Citric acid is safer for the workers to handle, does not introduce new contaminants into the steel or the environment, and does not cause any damage to the steel, which makes it the superior choice in most cases.

The acid treatment works by reacting with any free iron atoms that are in the top layer of the steel. Those atoms are exposed to the air, so they rust rather than undergoing passivation.

That both damages the metal and prevents complete passivation, so their removal can greatly improve the steel. The acid removes them, but leaves the chromium in place, which leads to a complete outer layer that can undergo proper passivation.

What Are The Benefits?

The layer of chromium oxide protects the vulnerable iron from the environment. While the simply realities of chemistry do mean that the protection is imperfect, it does prevent corrosion in the vast majority of cases.

That allows steel to be used in a variety of applications that would otherwise be impossible due to the risk of corrosion.

How Is It Maintained?

It is important to remember that passivation is a physical process. It’s possible to remove chromium oxide from the steel, usually through abrasion. If that removal exposes more chromium to the air and the environment can support passivation, the layer will naturally repair itself over time.

If it exposes iron to the air, then the steel can begin to rust.
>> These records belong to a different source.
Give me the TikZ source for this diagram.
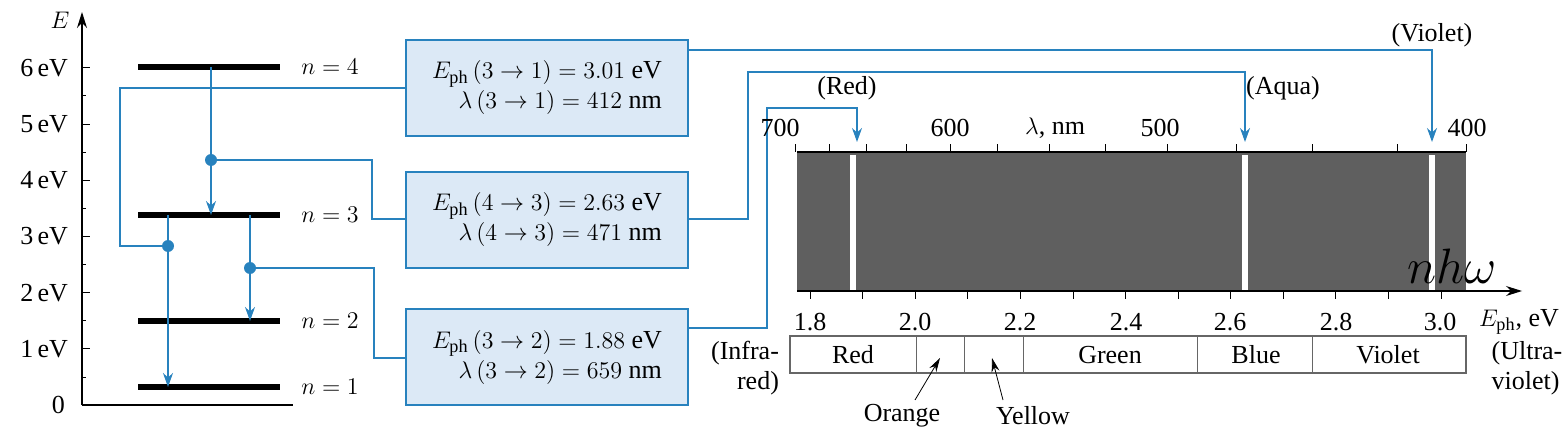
\documentclass[tikz,border=0pt]{standalone}
\usepackage{fontspec}
\setmainfont{Liberation Serif}
\usetikzlibrary{arrows.meta}
\definecolor{lb}{RGB}{40,130,190}
\definecolor{boxf}{RGB}{220,233,246}
\definecolor{spec}{RGB}{95,95,95}
\begin{document}
\begin{tikzpicture}[x=0.5pt,y=-0.5pt,font=\fontsize{13}{15}\selectfont,
  lvl/.style={line width=3.2pt},
  conn/.style={draw=lb,line width=0.7pt},
  tr/.style={draw=lb,line width=0.8pt,-{Stealth[length=7pt,width=5pt]}},
  dotc/.style={circle,fill=lb,inner sep=0,minimum size=6pt},
  ebox/.style={draw=lb,fill=boxf,line width=0.8pt,minimum width=141pt,minimum height=48pt,align=right}]
\useasboundingbox (0,0) rectangle (1563,443);
% axis
\draw[line width=0.6pt,-{Stealth[length=8pt,width=5pt]}] (82,405) -- (82,12);
\draw[line width=0.6pt] (82,405) -- (293,405);
\node (E) at (60,20) {$E$};
\foreach \v/\l in {1/1\,eV,2/2\,eV,3/3\,eV,4/4\,eV,5/5\,eV,6/6\,eV}{
  \draw (82,405-56.2*\v) -- (90,405-56.2*\v);
  \node[anchor=east] at (75,405-56.2*\v) {\l};}
\foreach \v in {0.5,1.5,2.5,3.5,4.5,5.5}{\draw (82,405-56.2*\v) -- (86,405-56.2*\v);}
\node[anchor=east] at (72,405) {0};
% levels
\foreach \n/\y in {4/67,3/215,2/321,1/387}{
  \draw[lvl] (138,\y) -- (280,\y);
  \node (n\n) at (330,\y) {$n=\n$};}
% transitions
\coordinate (a1) at (211,67); \coordinate (a2) at (211,215);
\coordinate (b1) at (168,215); \coordinate (b2) at (168,387);
\coordinate (c1) at (250,215); \coordinate (c2) at (250,321);
\draw[tr] (a1) -- (a2);
\draw[tr] (b1) -- (b2);
\draw[tr] (c1) -- (c2);
\node[dotc] (d43) at (211,160) {};
\node[dotc] (d31) at (168,246) {};
\node[dotc] (d32) at (250,268) {};
% boxes
\node[ebox] (B1) at (547,88) {$E_{\mathrm{ph}}\,(3\rightarrow 1) = 3.01$ eV\\ $\lambda\,(3\rightarrow 1) = 412$ nm};
\node[ebox] (B2) at (547,220) {$E_{\mathrm{ph}}\,(4\rightarrow 3) = 2.63$ eV\\ $\lambda\,(4\rightarrow 3) = 471$ nm};
\node[ebox] (B3) at (547,357) {$E_{\mathrm{ph}}\,(3\rightarrow 2) = 1.88$ eV\\ $\lambda\,(3\rightarrow 2) = 659$ nm};
\draw[conn] (d43) -- (372,160) -- (372,219) -- (B2.west|-0,219);
\draw[conn] (d31) -- (120,246) -- (120,88) -- (B1.west|-0,88);
\draw[conn] (d32) -- (374,268) -- (374,358) -- (B3.west|-0,358);
% spectrum
\node[fill=spec,minimum width=334.5pt,minimum height=69.5pt,inner sep=0] (S) at (1131.5,221.5) {};
\foreach \x in {853,1245,1432}{\fill[white] (\x-3,155) rectangle (\x+3,290);}
\coordinate (t1) at (857,142); \coordinate (t2) at (1245,142); \coordinate (t3) at (1432,142);
\draw[conn,-{Stealth[length=7pt,width=5pt]}] (B1.east|-0,50) -- (1432,50) -- (t3);
\draw[conn,-{Stealth[length=7pt,width=5pt]}] (B2.east|-0,219) -- (748,219) -- (748,72) -- (1245,72) -- (t2);
\draw[conn,-{Stealth[length=7pt,width=5pt]}] (B3.east|-0,328) -- (767,328) -- (767,108) -- (857,108) -- (t1);
\node at (847,88) {(Red)};
\node at (1283,88) {(Aqua)};
\node at (1432,35) {(Violet)};
% top lambda axis
\draw[line width=0.6pt] (797,152) -- (1466,152);
\foreach \l in {700,675,650,625,600,575,550,525,500,475,450,425}{
  \pgfmathsetmacro{\xx}{810+(1240/\l-1.8)*525.8}
  \draw (\xx,152) -- (\xx,144);}
\draw (1466,152) -- (1466,144);
\node at (780,128) {700};
\node at (950,128) {600};
\node at (1055,128) {$\lambda$, nm};
\node at (1160,128) {500};
\node at (1467,128) {400};
% bottom energy axis
\draw[line width=0.6pt,-{Stealth[length=8pt,width=5pt]}] (797,291) -- (1522,291);
\foreach \k in {0,...,12}{\draw (810+52.58*\k,291) -- (810+52.58*\k,299);}
\foreach \e/\x in {1.8/810,2.0/915,2.2/1020,2.4/1126,2.6/1230,2.8/1336,3.0/1440}{\node at (\x,322) {\e};}
\node[anchor=west] at (1472,322) {$E_{\mathrm{ph}}$, eV};
\node at (1452,266) {\fontsize{24}{26}\selectfont$nh\omega$};
% colour bar
\draw[line width=0.6pt,draw=black!60] (790,336) rectangle (1466,373);
\foreach \x in {916,964,1023,1197,1312}{\draw[draw=black!60] (\x,336) -- (\x,373);}
\node at (853,355) {Red};
\node at (1110,355) {Green};
\node at (1256,355) {Blue};
\node at (1388,355) {Violet};
\node[align=right] at (745,368) {(Infra-\\red)};
\node[align=left] at (1527,368) {(Ultra-\\violet)};
\node (or) at (902,416) {Orange};
\node (ye) at (1033,416) {Yellow};
\draw[-{Stealth[length=7pt,width=4pt]}] (915,400) -- (940,358);
\draw[-{Stealth[length=7pt,width=4pt]}] (1003,400) -- (992,358);
\end{tikzpicture}
\end{document}
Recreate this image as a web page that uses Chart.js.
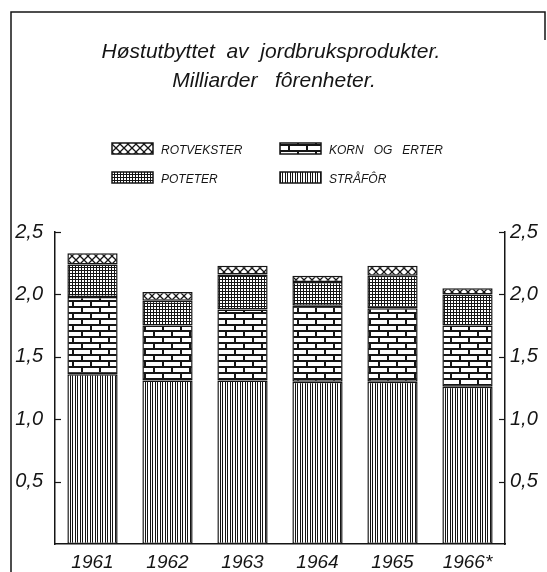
<!DOCTYPE html>
<html>
<head>
<meta charset="utf-8">
<script src="https://cdn.jsdelivr.net/npm/chart.js@4/dist/chart.umd.min.js"></script>
<style>
  body { margin: 0; background: #fff; }
  canvas { display: block; }
</style>
</head>
<body>
<canvas id="harvestChart" width="547" height="572"></canvas>
<script>
// Høstutbyttet av jordbruksprodukter, milliarder fôrenheter
const years = ['1961', '1962', '1963', '1964', '1965', '1966*'];
const straafor = [1.36, 1.31, 1.31, 1.30, 1.30, 1.26];
const kornOgErter = [0.62, 0.44, 0.57, 0.61, 0.59, 0.49];
const poteter = [0.26, 0.20, 0.28, 0.19, 0.26, 0.25];
const rotvekster = [0.09, 0.07, 0.07, 0.05, 0.08, 0.05];
const titleLines = ['Høstutbyttet  av  jordbruksprodukter.', 'Milliarder   fôrenheter.'];

const INK = '#151515';
const FONT = '"Liberation Sans", Arial, sans-serif';

// small tiles used as fill patterns (like the hatchings in the print)
function makePattern(w, h, draw) {
    const c = document.createElement('canvas');
    c.width = w;
    c.height = h;
    const g = c.getContext('2d');
    g.fillStyle = '#fff';
    g.fillRect(0, 0, w, h);
    g.fillStyle = INK;
    g.strokeStyle = INK;
    draw(g, w, h);
    return g.createPattern(c, 'repeat');
}

const strawFill = makePattern(5, 1, g => {
    g.fillRect(0, 0, 1, 1);
    g.fillRect(2, 0, 1, 1);
});
const brickFill = makePattern(18, 12, g => {
    g.fillRect(0, 0, 18, 2);
    g.fillRect(0, 6, 18, 2);
    g.fillRect(0, 0, 2, 6);
    g.fillRect(9, 6, 2, 6);
});
const potatoFill = makePattern(3, 3, g => {
    g.fillRect(0, 0, 3, 1);
    g.fillRect(0, 0, 1, 3);
});
const rootFill = makePattern(8, 8, g => {
    g.lineWidth = 1.3;
    g.beginPath();
    g.moveTo(-1, -1); g.lineTo(9, 9);
    g.moveTo(9, -1); g.lineTo(-1, 9);
    g.stroke();
});

const fmt = v => v.toFixed(1).replace('.', ',');

// title, legend, frame and inward tick marks
const decorations = {
    id: 'decorations',
    afterDraw(chart) {
        const ctx = chart.ctx;
        ctx.save();

        // frame
        ctx.strokeStyle = INK;
        ctx.lineWidth = 1.5;
        ctx.beginPath();
        ctx.moveTo(11, 572);
        ctx.lineTo(11, 12);
        ctx.lineTo(545, 12);
        ctx.lineTo(545, 40);
        ctx.stroke();

        // title
        ctx.fillStyle = INK;
        ctx.textAlign = 'center';
        ctx.textBaseline = 'alphabetic';
        ctx.font = 'italic 21px ' + FONT;
        ctx.fillText(titleLines[0], 271, 58);
        ctx.fillText(titleLines[1], 274, 87);

        // legend, two columns
        const order = [3, 1, 2, 0];
        const spots = [[112, 143], [280, 143], [112, 172], [280, 172]];
        ctx.font = 'italic 12px ' + FONT;
        ctx.textAlign = 'left';
        order.forEach((di, i) => {
            const ds = chart.data.datasets[di];
            const [x, y] = spots[i];
            ctx.fillStyle = ds.backgroundColor;
            ctx.fillRect(x, y, 41, 11);
            ctx.lineWidth = 1.5;
            ctx.strokeRect(x, y, 41, 11);
            ctx.fillStyle = INK;
            ctx.fillText(ds.label.toUpperCase().replace(/ /g, '   '), x + 49, y + 11);
        });

        // tick marks pointing into the plot
        const area = chart.chartArea;
        ctx.lineWidth = 1.2;
        ['y', 'y2'].forEach(id => {
            const sc = chart.scales[id];
            const x0 = id === 'y' ? area.left : area.right;
            const dir = id === 'y' ? 1 : -1;
            sc.ticks.forEach(t => {
                if (t.value === 0) return;
                const py = Math.round(sc.getPixelForValue(t.value)) + 0.5;
                ctx.beginPath();
                ctx.moveTo(x0, py);
                ctx.lineTo(x0 + dir * 6, py);
                ctx.stroke();
            });
        });
        ctx.restore();
    }
};

const yTickOpts = (padding) => ({
    stepSize: 0.5,
    padding: padding,
    color: INK,
    font: { family: FONT, size: 20, style: 'italic' },
    callback: v => (v === 0 ? '' : fmt(v))
});

new Chart(document.getElementById('harvestChart'), {
    type: 'bar',
    data: {
        labels: years,
        datasets: [
            { label: 'Stråfôr', data: straafor, backgroundColor: strawFill },
            { label: 'Korn og erter', data: kornOgErter, backgroundColor: brickFill },
            { label: 'Poteter', data: poteter, backgroundColor: potatoFill },
            { label: 'Rotvekster', data: rotvekster, backgroundColor: rootFill }
        ].map(d => Object.assign(d, {
            borderColor: INK,
            borderWidth: 1.5,
            borderSkipped: false,
            barPercentage: 0.67,
            categoryPercentage: 1.0
        }))
    },
    options: {
        responsive: false,
        animation: false,
        layout: { padding: { top: 232, left: 0, right: 0, bottom: 0 } },
        plugins: {
            legend: { display: false },
            title: { display: false },
            tooltip: { enabled: false }
        },
        scales: {
            x: {
                stacked: true,
                grid: { display: false, drawTicks: false },
                border: { display: true, color: INK, width: 1.5 },
                ticks: {
                    padding: 7,
                    color: INK,
                    font: { family: FONT, size: 19, style: 'italic' }
                },
                afterFit: s => { s.height = 28; }
            },
            y: {
                stacked: true,
                position: 'left',
                min: 0,
                max: 2.5,
                grid: { display: false, drawTicks: false },
                border: { display: true, color: INK, width: 1.5 },
                ticks: yTickOpts(12),
                afterFit: s => { s.width = 55; }
            },
            y2: {
                position: 'right',
                min: 0,
                max: 2.5,
                grid: { display: false, drawTicks: false },
                border: { display: true, color: INK, width: 1.5 },
                ticks: yTickOpts(5),
                afterFit: s => { s.width = 42; }
            }
        }
    },
    plugins: [decorations]
});
</script>
</body>
</html>
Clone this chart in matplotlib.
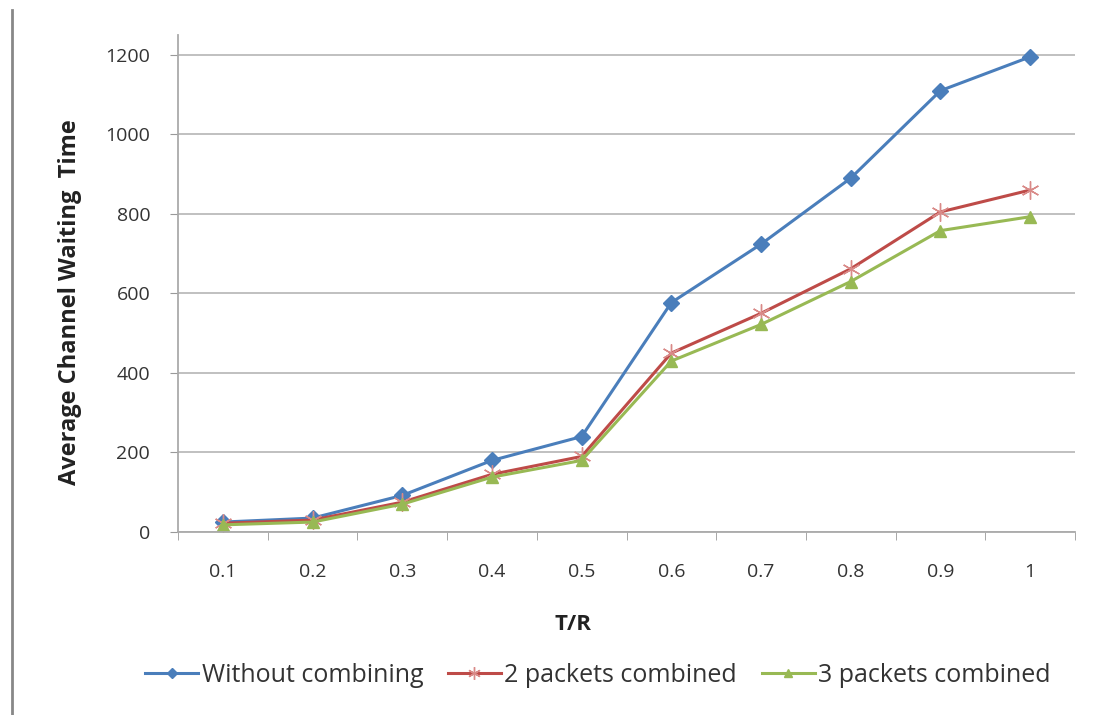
import matplotlib.pyplot as plt
from matplotlib.lines import Line2D

# data
tr_labels = ['0.1', '0.2', '0.3', '0.4', '0.5', '0.6', '0.7', '0.8', '0.9', '1']
without_combining = [25, 35, 92, 180, 240, 577, 724, 890, 1110, 1195]
two_combined = [22, 30, 75, 145, 190, 450, 550, 662, 805, 860]
three_combined = [18, 25, 70, 138, 180, 430, 522, 630, 758, 793]

plt.rcParams['font.family'] = ['Open Sans', 'DejaVu Sans']

fig = plt.figure(figsize=(11.01, 7.15), dpi=100)
ax = fig.add_axes([178 / 1101, 1 - 532 / 715, (1075 - 178) / 1101, (532 - 35) / 715])

x = list(range(1, len(tr_labels) + 1))
ax.plot(x, without_combining, color='#4A7EBB', lw=2.2, marker='D', ms=8,
        label='Without combining')
ax.plot(x, two_combined, color='#BE4B48', lw=2.2, marker=(6, 2, 0), ms=13, mew=1,
        markeredgecolor='#D98A88', label='2 packets combined')
ax.plot(x, three_combined, color='#98B954', lw=2.2, marker='^', ms=9,
        label='3 packets combined')

ax.set_xlim(0.5, 10.5)
ax.set_ylim(0, 1250)
ax.set_yticks(range(0, 1201, 200))
ax.set_xticks(x)
ax.set_xticklabels(tr_labels)
ax.set_xticks([i + 0.5 for i in range(0, 11)], minor=True)
ax.tick_params(axis='x', which='major', length=0, pad=22, labelsize=14, labelcolor='#333333')
ax.tick_params(axis='x', which='minor', length=6, color='#999999', direction='out')
ax.tick_params(axis='y', length=6, color='#999999', labelsize=14, labelcolor='#333333', pad=14)
ax.grid(axis='y', color='#BBBBBB', lw=1.3)
ax.set_axisbelow(True)
for s in ['top', 'right']:
    ax.spines[s].set_visible(False)
for s in ['left', 'bottom']:
    ax.spines[s].set_color('#AAAAAA')
    ax.spines[s].set_linewidth(1.3)

fig.text(70 / 1101, 1 - 302 / 715, 'Average Channel Waiting  Time', rotation=90,
         ha='center', va='center', fontsize=17, fontweight='bold', color='#222222')
fig.text(573 / 1101, 1 - 625 / 715, 'T/R', ha='center', va='center',
         fontsize=16, fontweight='bold', color='#222222')

fig.legend(loc='center', bbox_to_anchor=(598 / 1101, 1 - 675 / 715), ncol=3,
           frameon=False, fontsize=18, handlelength=2.1, handletextpad=0.15,
           columnspacing=1.0, markerscale=0.7, labelcolor='#333333')

# thin gray border line on the left side of the picture
fig.add_artist(Line2D([12 / 1101, 12 / 1101], [0, 1 - 10 / 715], color='#888888', lw=2))

fig.savefig('out.png', dpi=100, facecolor='white')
That means that stainless steel should be treated to reapply the passivation if it is being exposed to abrasive elements or anything else that could remove the chromium oxide.

In most cases, treating the steel with acid again will solve the problems. It will remove exposed iron, expose chromium, and allow a new layer to form. In some cases, the steel will need to be cleaned to expose the metal before the treatment can take place.

Treating steel that is currently in use can be challenging, so the details of the process will vary significantly depending on the needs of the steel and the practical realities of the situation.